Test yourself: when do you breathe best, morning or evening?

BREATHE WITHOUT CEASING:

What do you think of when you hear or read, “pray without ceasing” (1 Thessalonians 5:17)? I think of regular, persistent breathing. Here is Matthew Henry’s golden nugget, “The meaning is not that men should do nothing but pray, but that nothing else we do should hinder prayer in its proper season. Prayer will help forward and not hinder all other lawful business, and every good work.”[iii]

Paul instructed the Ephesians on the wide range and deep depths of prayer, “With all prayer and petition pray at all times in the Spirit, and with this in view, be on the alert with all perseverance and petition for all the saints” (Eph. 6:18). This refers to 1) variety of prayer (“all prayer and supplication”); 2) the frequency of prayer (“always”) 3) submission to the will of God in prayer (“in the Spirit”); 4) the manner of prayer (“be on the alert”); 5) the persistence of prayer (“all perseverance”); and 6) the objects of prayer (“all saints”). [iv] Prayer is the necessary involvement of fellowship with our Great God and Savior.

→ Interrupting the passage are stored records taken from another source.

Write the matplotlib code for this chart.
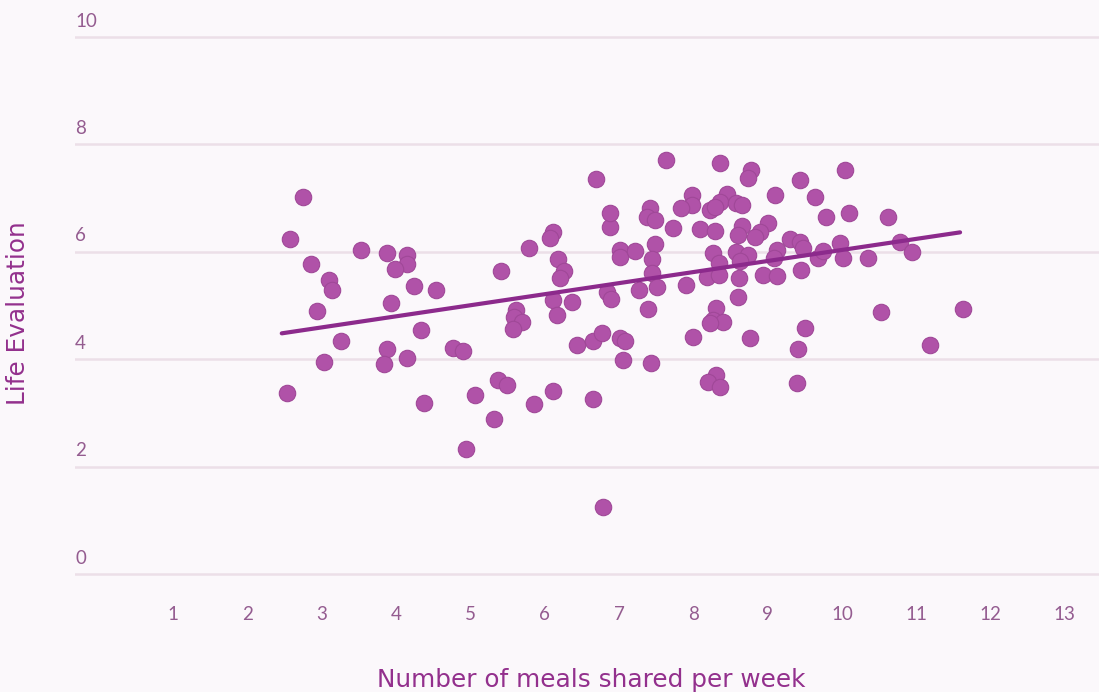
import matplotlib
matplotlib.use("Agg")
import matplotlib.pyplot as plt
import numpy as np

# meals shared per week vs life evaluation
meals = [2.75, 2.57, 3.53, 3.87, 4.15, 4.15, 3.99, 2.86, 3.10, 3.13,
         4.24, 4.53, 3.93, 2.93, 4.33, 3.26, 3.88, 3.84, 4.15, 3.03,
         4.77, 4.90, 2.53, 4.38, 6.88, 6.88, 6.11, 6.07, 5.79, 7.01,
         7.01, 7.21, 6.18, 6.26, 6.20, 5.41, 7.27, 6.84, 6.89, 6.11,
         6.37, 6.16, 5.61, 5.58, 5.69, 5.57, 6.43, 6.65, 6.77, 7.01,
         7.08, 7.05, 5.37, 5.49, 5.06, 6.11, 5.85, 6.65, 5.31, 4.94,
         7.63, 8.36, 8.78, 8.74, 9.43, 9.10, 9.64, 7.98, 7.98, 7.83,
         8.45, 8.36, 8.58, 8.65, 8.22, 8.29, 7.41, 7.37, 7.48, 7.72,
         8.09, 8.29, 8.65, 8.60, 9.01, 8.90, 8.83, 9.30, 9.43, 9.47,
         7.48, 7.45, 8.27, 8.34, 8.58, 8.74, 8.63, 9.12, 9.08, 9.68,
         7.45, 7.51, 7.90, 8.18, 8.34, 8.61, 8.94, 9.12, 9.45, 8.60,
         7.39, 8.31, 8.27, 8.40, 8.22, 9.50, 8.00, 8.76, 9.41, 7.43,
         8.31, 8.20, 8.36, 9.39, 6.79, 6.69, 10.04, 9.78, 10.10, 10.62,
         9.75, 9.97, 10.01, 10.35, 10.78, 10.94, 10.53, 11.63, 11.18]
life_eval = [7.03, 6.24, 6.03, 5.97, 5.94, 5.77, 5.68, 5.77, 5.47, 5.28,
             5.36, 5.29, 5.05, 4.90, 4.54, 4.33, 4.19, 3.91, 4.02, 3.95,
             4.20, 4.16, 3.38, 3.18, 6.47, 6.72, 6.37, 6.25, 6.07, 6.03,
             5.90, 6.02, 5.86, 5.65, 5.51, 5.65, 5.29, 5.26, 5.12, 5.10,
             5.07, 4.82, 4.92, 4.79, 4.70, 4.56, 4.26, 4.33, 4.48, 4.39,
             4.33, 3.99, 3.61, 3.52, 3.33, 3.41, 3.17, 3.26, 2.89, 2.33,
             7.71, 7.65, 7.52, 7.37, 7.34, 7.06, 7.03, 7.06, 6.88, 6.81,
             7.07, 6.93, 6.90, 6.87, 6.78, 6.84, 6.82, 6.65, 6.59, 6.45,
             6.42, 6.39, 6.49, 6.31, 6.53, 6.37, 6.28, 6.24, 6.19, 6.07,
             6.14, 5.87, 5.97, 5.79, 6.00, 5.94, 5.82, 6.03, 5.88, 5.88,
             5.60, 5.35, 5.38, 5.54, 5.57, 5.51, 5.57, 5.55, 5.66, 5.15,
             4.93, 4.95, 4.73, 4.70, 4.67, 4.58, 4.42, 4.40, 4.19, 3.93,
             3.71, 3.58, 3.49, 3.56, 1.25, 7.35, 7.52, 6.65, 6.72, 6.65,
             6.01, 6.16, 5.88, 5.88, 6.19, 5.99, 4.88, 4.93, 4.26]

# trend line as drawn in the original
trend_slope = 0.206
trend_intercept = 3.975

y_ticks = [0, 2, 4, 6, 8, 10]
x_ticks = list(range(1, 14))

dot_color = "#b052a8"
line_color = "#8c2a8c"
text_color = "#945c90"
label_color = "#93308d"
grid_color = "#ecdfe8"
bg = "#fbf8fb"

plt.rcParams["font.family"] = ["Lato", "DejaVu Sans"]

fig = plt.figure(figsize=(10.99, 6.92), dpi=100, facecolor=bg)
ax = fig.add_axes([75 / 1099, (692 - 580) / 692, (1099 - 75) / 1099, 580 / 692])
ax.set_facecolor(bg)

ax.set_xlim(-0.323, 13.46)
ax.set_ylim(-0.112, 10.69)

for v in y_ticks:
    ax.axhline(v, color=grid_color, lw=1.8, zorder=0)
    ax.annotate(str(v), xy=(0, v), xycoords=ax.get_yaxis_transform(),
                xytext=(0, 7.5), textcoords="offset points",
                ha="left", va="baseline", fontsize=13.5, color=text_color)

ax.scatter(meals, life_eval, s=140, color=dot_color, edgecolors="#a04898",
           linewidths=0.8, zorder=2)

xs = np.array([min(meals) - 0.07, max(meals) - 0.04])
ax.plot(xs, trend_intercept + trend_slope * xs, color=line_color, lw=3,
        solid_capstyle="round", zorder=3)

ax.set_xticks(x_ticks)
ax.set_yticks([])
ax.tick_params(axis="x", length=0, pad=19, labelsize=13.5, labelcolor=text_color)
for s in ax.spines.values():
    s.set_visible(False)

fig.text(591 / 1099, 1 - 680 / 692, "Number of meals shared per week",
         ha="center", va="center", fontsize=17.8, color=label_color,
         family="DejaVu Sans")
fig.text(18 / 1099, 1 - 313 / 692, "Life Evaluation", rotation=90,
         ha="center", va="center", fontsize=17.8, color=label_color,
         family="DejaVu Sans")

fig.savefig("out.png", dpi=100, facecolor=bg)
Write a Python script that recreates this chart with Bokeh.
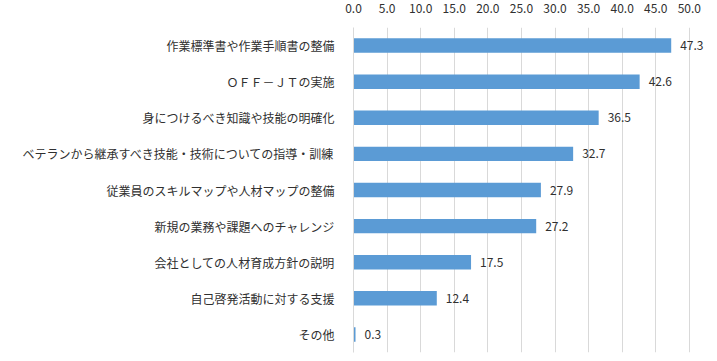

“I think of praying at all times as living in continual God-consciousness, where everything we see and experience becomes a kind of prayer, lived in deep awareness of and surrender to our Heavenly Father. . . . Thus life becomes a continually ascending prayer: all life’s thoughts, deeds, and circumstances become an opportunity to commune with our Heavenly Father.”[v]

************

[i]MacArthur, John. Alone With God. Includes indexes. Wheaton, Ill.: Victor Books, 1995.
[ii] Comfort, Ray. “Prayer.” School of Biblical Evangelism.
[iii]Henry, Matthew. Matthew Henry's Commentary on the Whole Bible: Complete and Unabridged in One Volume, 1 Th 5:16. Peabody: Hendrickson, 1996, c1991.
[iv]MacArthur, John Jr. The MacArthur Study Bible. electronic ed., Eph 6:18. Nashville: Word Pub., 1997, c1997.
[v]MacArthur, John. Alone With God. Ibid.